▶ What needs to be done
Without the pictures, extract every line from the start of the material to the line containing "2.97, 2.79, 2.48]", both ends included.

******************************

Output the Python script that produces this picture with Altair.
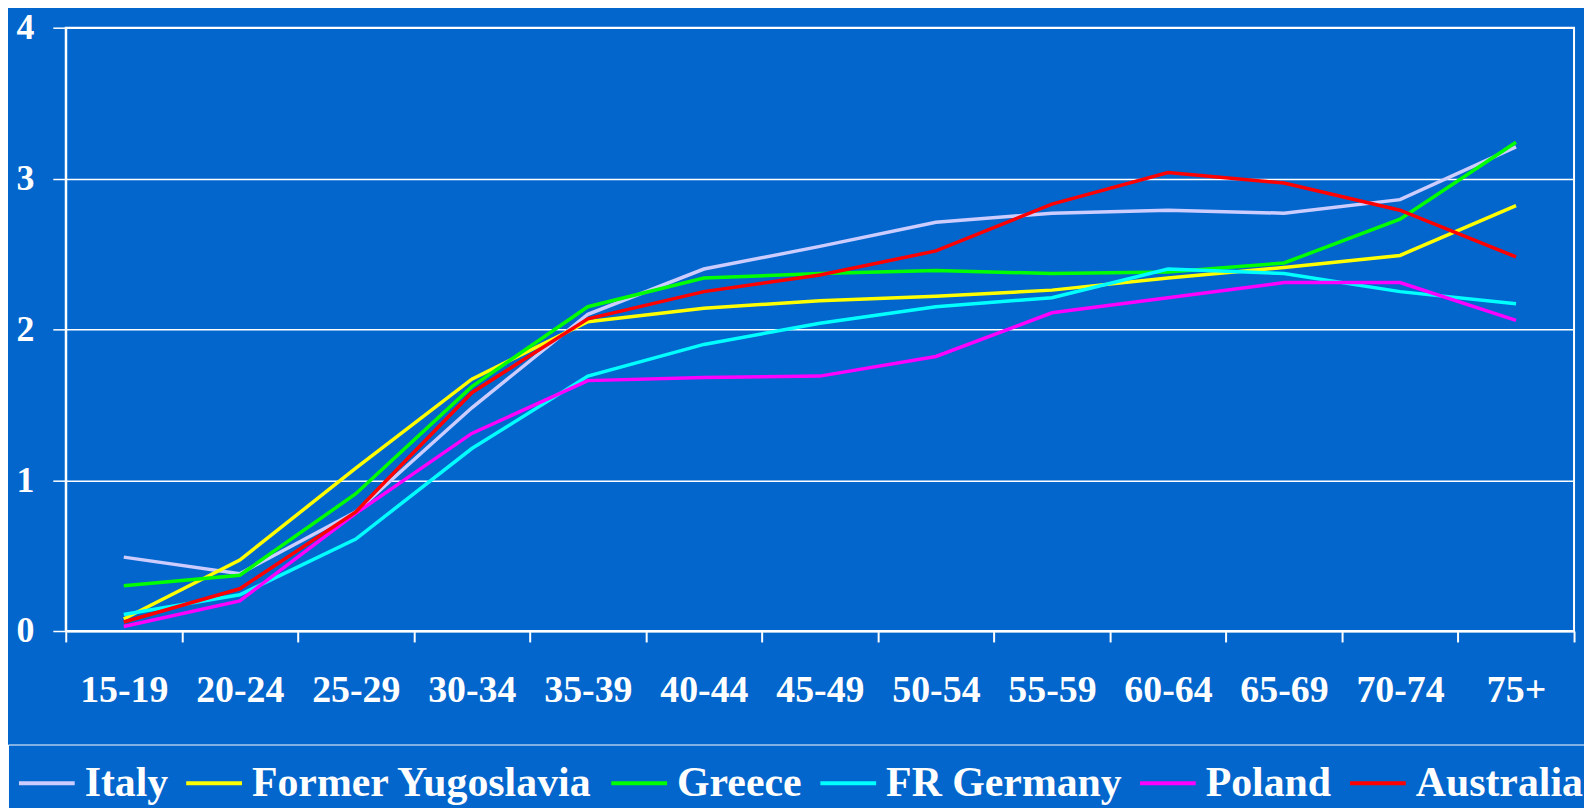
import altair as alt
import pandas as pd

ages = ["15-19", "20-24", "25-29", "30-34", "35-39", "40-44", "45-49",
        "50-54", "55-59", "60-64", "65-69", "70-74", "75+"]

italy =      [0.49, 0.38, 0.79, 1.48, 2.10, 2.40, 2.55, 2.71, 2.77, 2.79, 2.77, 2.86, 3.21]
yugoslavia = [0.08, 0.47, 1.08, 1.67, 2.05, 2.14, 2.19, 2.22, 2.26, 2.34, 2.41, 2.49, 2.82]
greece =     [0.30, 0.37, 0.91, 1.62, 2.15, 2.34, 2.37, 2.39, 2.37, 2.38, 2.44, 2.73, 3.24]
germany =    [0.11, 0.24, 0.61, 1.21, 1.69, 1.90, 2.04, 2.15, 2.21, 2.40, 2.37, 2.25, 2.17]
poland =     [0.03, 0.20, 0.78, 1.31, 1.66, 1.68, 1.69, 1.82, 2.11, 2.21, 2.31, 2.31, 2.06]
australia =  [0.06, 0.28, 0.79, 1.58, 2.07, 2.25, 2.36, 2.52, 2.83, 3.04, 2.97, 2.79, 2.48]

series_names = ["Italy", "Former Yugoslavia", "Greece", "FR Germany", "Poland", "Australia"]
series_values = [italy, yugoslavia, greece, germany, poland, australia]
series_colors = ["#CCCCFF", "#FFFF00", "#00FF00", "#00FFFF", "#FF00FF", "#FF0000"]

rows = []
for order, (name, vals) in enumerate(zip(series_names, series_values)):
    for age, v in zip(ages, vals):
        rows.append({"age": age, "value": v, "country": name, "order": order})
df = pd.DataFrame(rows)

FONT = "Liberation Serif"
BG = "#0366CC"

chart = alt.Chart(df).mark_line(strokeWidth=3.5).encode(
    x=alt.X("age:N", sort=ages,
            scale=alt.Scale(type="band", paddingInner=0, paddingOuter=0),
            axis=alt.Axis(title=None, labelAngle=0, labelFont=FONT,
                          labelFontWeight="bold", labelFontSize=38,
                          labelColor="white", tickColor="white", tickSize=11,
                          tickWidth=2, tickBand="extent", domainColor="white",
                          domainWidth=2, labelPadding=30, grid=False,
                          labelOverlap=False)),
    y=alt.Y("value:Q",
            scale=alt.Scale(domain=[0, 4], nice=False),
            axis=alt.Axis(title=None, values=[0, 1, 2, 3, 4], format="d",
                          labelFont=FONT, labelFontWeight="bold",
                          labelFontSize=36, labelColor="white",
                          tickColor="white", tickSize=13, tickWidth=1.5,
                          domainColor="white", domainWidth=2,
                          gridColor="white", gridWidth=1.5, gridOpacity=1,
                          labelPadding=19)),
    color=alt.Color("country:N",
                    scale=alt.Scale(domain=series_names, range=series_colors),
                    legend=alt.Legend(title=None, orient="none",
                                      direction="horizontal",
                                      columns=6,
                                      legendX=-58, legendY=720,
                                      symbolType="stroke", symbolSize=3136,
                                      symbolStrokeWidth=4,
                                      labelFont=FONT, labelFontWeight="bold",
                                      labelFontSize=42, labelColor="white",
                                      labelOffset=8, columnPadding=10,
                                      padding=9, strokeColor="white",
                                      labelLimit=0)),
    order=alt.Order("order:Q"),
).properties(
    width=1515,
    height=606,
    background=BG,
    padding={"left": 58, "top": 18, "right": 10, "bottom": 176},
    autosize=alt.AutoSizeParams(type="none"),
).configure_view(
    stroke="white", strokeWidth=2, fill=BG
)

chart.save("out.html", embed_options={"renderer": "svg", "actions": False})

******************************

▶ Exercise solution
Output the Python script that produces this picture with Altair.
import altair as alt
import pandas as pd

ages = ["15-19", "20-24", "25-29", "30-34", "35-39", "40-44", "45-49",
        "50-54", "55-59", "60-64", "65-69", "70-74", "75+"]

italy =      [0.49, 0.38, 0.79, 1.48, 2.10, 2.40, 2.55, 2.71, 2.77, 2.79, 2.77, 2.86, 3.21]
yugoslavia = [0.08, 0.47, 1.08, 1.67, 2.05, 2.14, 2.19, 2.22, 2.26, 2.34, 2.41, 2.49, 2.82]
greece =     [0.30, 0.37, 0.91, 1.62, 2.15, 2.34, 2.37, 2.39, 2.37, 2.38, 2.44, 2.73, 3.24]
germany =    [0.11, 0.24, 0.61, 1.21, 1.69, 1.90, 2.04, 2.15, 2.21, 2.40, 2.37, 2.25, 2.17]
poland =     [0.03, 0.20, 0.78, 1.31, 1.66, 1.68, 1.69, 1.82, 2.11, 2.21, 2.31, 2.31, 2.06]
australia =  [0.06, 0.28, 0.79, 1.58, 2.07, 2.25, 2.36, 2.52, 2.83, 3.04, 2.97, 2.79, 2.48]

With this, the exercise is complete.